Dira-t-on encore que le spectacle de la corruption des
institutions dirigeantes d'un puissant Etat démocratique par les
soins d'une ecclésiocratie masquée ressortit à la politologie, à
la sociologie et à la psychologie au quotidien? Quand l'énoncé
d'une explication abusivement qualifiée de sérieuse n'accède en
rien au champ du regard requis par la pesée d'une catéchèse à
décrypter, elle demeure fatalement aussi indéchiffrable que les
oracles d'Artémis d'Ephèse chez les Anciens. Encore une fois, la
détection, donc le simple enregistrement d'une fraude politique
aussi titanesque ne rend en rien intelligible une "omerta
démocratique" accessible aux seuls microscopes et télescopes de
la vie onirique du singe loquace.
7 - Le
bûcheron idolâtre
Pourquoi cela? Pour nous mettre sur la piste
d'une réponse, il faut avoir observé et analysé le contenu de la
foi de M. Netanyahou. Car Israël se déclare prêt à négocier un
abandon partiel de son "territoire réel". Qu'est-ce à dire ? Il
faut savoir que, dans la bouche de M. Benjamin Netanyahou,
l'adjectif "réel" désigne l'étendue des terres qu'occupe la
nation juive dans un cosmos sacré et tout imaginaire, il faut
comprendre qu'il s'agit d'une surface purement mentale, celle du
cadastre du "Grand Israël" des temps bibliques.
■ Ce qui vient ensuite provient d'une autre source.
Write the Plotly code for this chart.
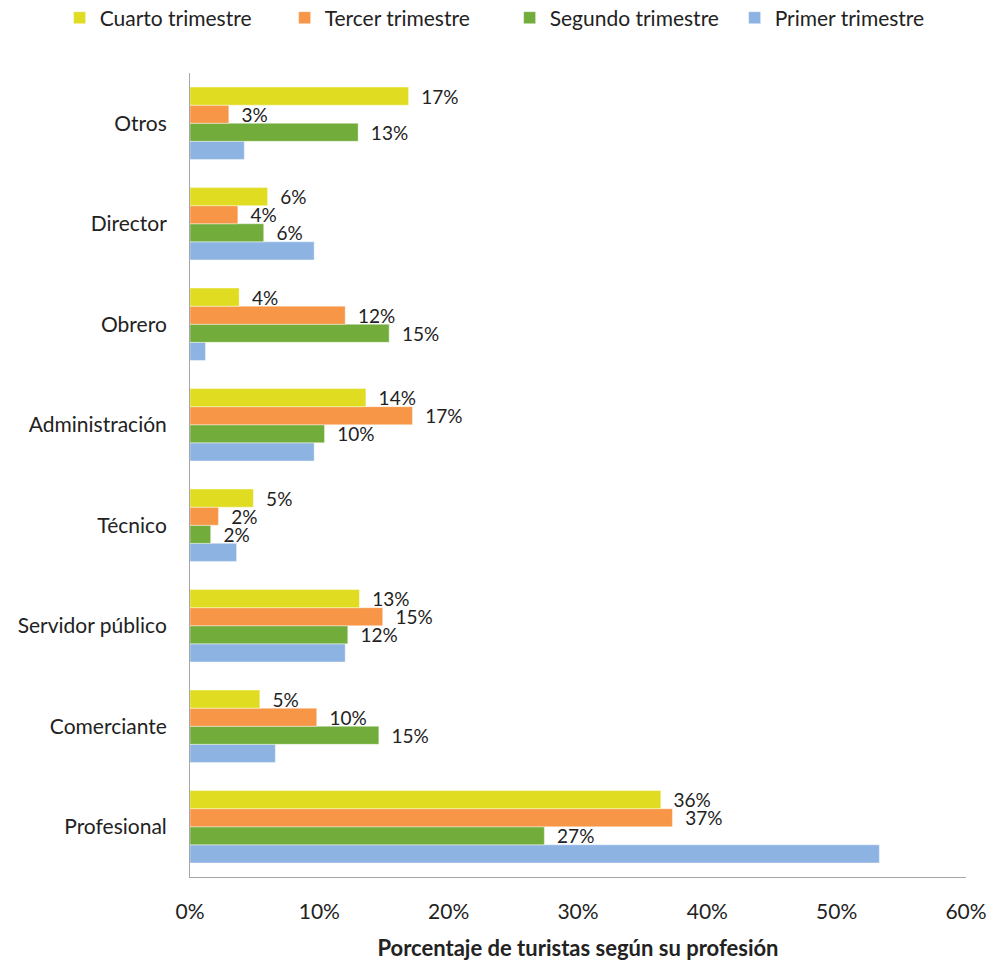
import plotly.graph_objects as go

categories = ["Profesional", "Comerciante", "Servidor público", "Técnico",
              "Administración", "Obrero", "Director", "Otros"]
primer = [53.3, 6.6, 12.0, 3.6, 9.6, 1.2, 9.6, 4.2]
segundo = [27.4, 14.6, 12.2, 1.6, 10.4, 15.4, 5.7, 13.0]
tercer = [37.3, 9.8, 14.9, 2.2, 17.2, 12.0, 3.7, 3.0]
cuarto = [36.4, 5.4, 13.1, 4.9, 13.6, 3.8, 6.0, 16.9]

series = [
    ("Primer trimestre", primer, "#8db3e2", False),
    ("Segundo trimestre", segundo, "#72ad3c", True),
    ("Tercer trimestre", tercer, "#f79646", True),
    ("Cuarto trimestre", cuarto, "#e0dc22", True),
]

FONT = "Lato, Open Sans, sans-serif"
fig = go.Figure()
for name, vals, color, lab in series:
    fig.add_trace(go.Bar(
        y=categories, x=vals, name=name, orientation="h",
        marker=dict(color=color, line=dict(color="rgba(255,255,255,0.4)", width=1)),
        text=[f"  {v:.0f}%" for v in vals] if lab else None,
        textposition="outside" if lab else "none",
        textfont=dict(size=19, color="#222222", family=FONT),
        constraintext="none", cliponaxis=False,
        hoverinfo="x+y",
    ))

fig.update_layout(
    barmode="group", bargap=0.28, bargroupgap=0,
    width=990, height=966,
    margin=dict(l=190, r=24, t=73, b=89, autoexpand=False),
    plot_bgcolor="white", paper_bgcolor="white",
    font=dict(family=FONT, size=21, color="#222222"),
    legend=dict(orientation="h", traceorder="reversed", x=-0.168, xanchor="left",
                y=1.0684, yanchor="middle", font=dict(size=21, color="#222222"),
                entrywidth=180, itemwidth=30),
    xaxis=dict(range=[0, 60], dtick=10, ticksuffix="%", showgrid=False,
               zeroline=False, showline=True, linecolor="#a6a6a6", linewidth=1,
               ticks="", tickfont=dict(size=21), ticklabelstandoff=16,
               title=dict(text="<b>Porcentaje de turistas según su profesión</b>",
                          font=dict(size=22), standoff=18)),
    yaxis=dict(showgrid=False, showline=True, linecolor="#a6a6a6", linewidth=1,
               ticks="", tickfont=dict(size=21), ticklabelstandoff=18),
)
fig.write_html("out.html")
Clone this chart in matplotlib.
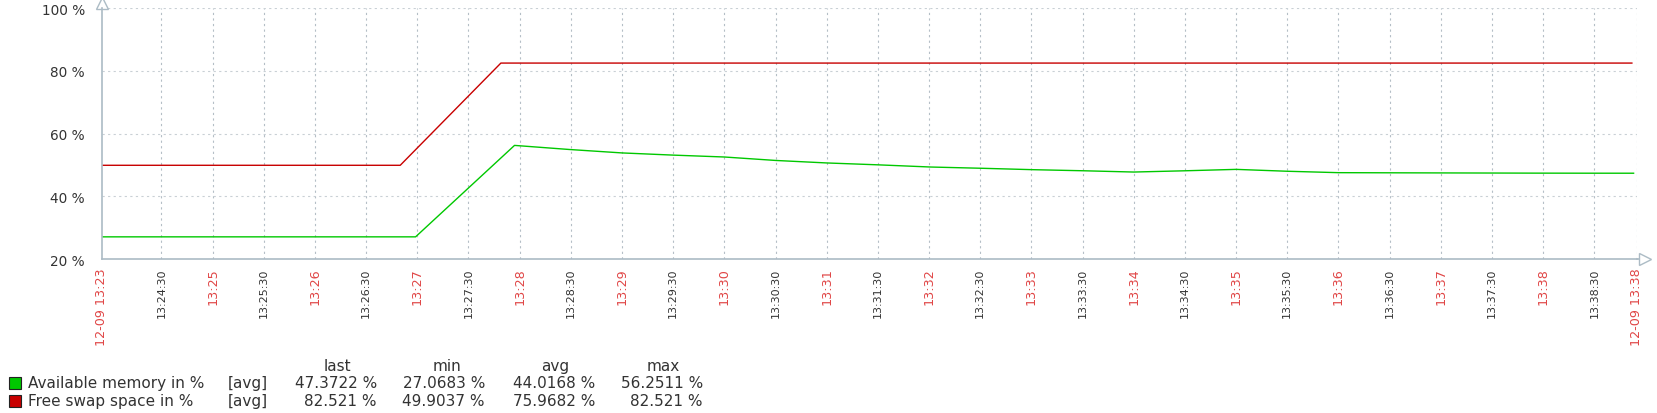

Si vous ignorez que dans un univers à la
fois cérébral et physique, donc surnaturel par nature, Israël
est une terre merveilleuse, celle dont Jahvé vous a remis la
propriété éternelle et matérielle en mains propres, vous ne
comprendrez pas que des négociations concrètes avec un Etat
surréel et piloté par un mythe substantifié ne ressortissent pas
à la science historique terrestre et qu'il faudra que vous
appreniez à décoder le psychisme spécifique qui commande des
cerveaux branchés sur un ciel chosifié par des cailloux.
Aussi est-ce
l'incompatibilité du réel et du sacré que la spiritualité
isaïaque a comprise la première : le prophète est à la fois
estomaqué et furieux au spectacle de la dichotomie cérébrale du
bûcheron qui se chauffe avec la moitié du bois qu'il a rapporté
de la forêt, puis se taille une idole avec l'autre moitié et
s'agenouille devant elle le front dans la poussière. La
spiritualité iconoclaste des prophètes d'Israël est la première
et la seule qui ait accouché d'une sainte fureur devant la
sottise, la première et la seule qui ait fondé toute la
philosophie sur la révolte et la colère de l'intelligence, la
première et la seule qui ait fait de la raison le sceptre
véritable de l'esprit.
La portion du sol que le bûcheron idolâtre
concèdera aux Palestiniens par l'effet d'une "générosité"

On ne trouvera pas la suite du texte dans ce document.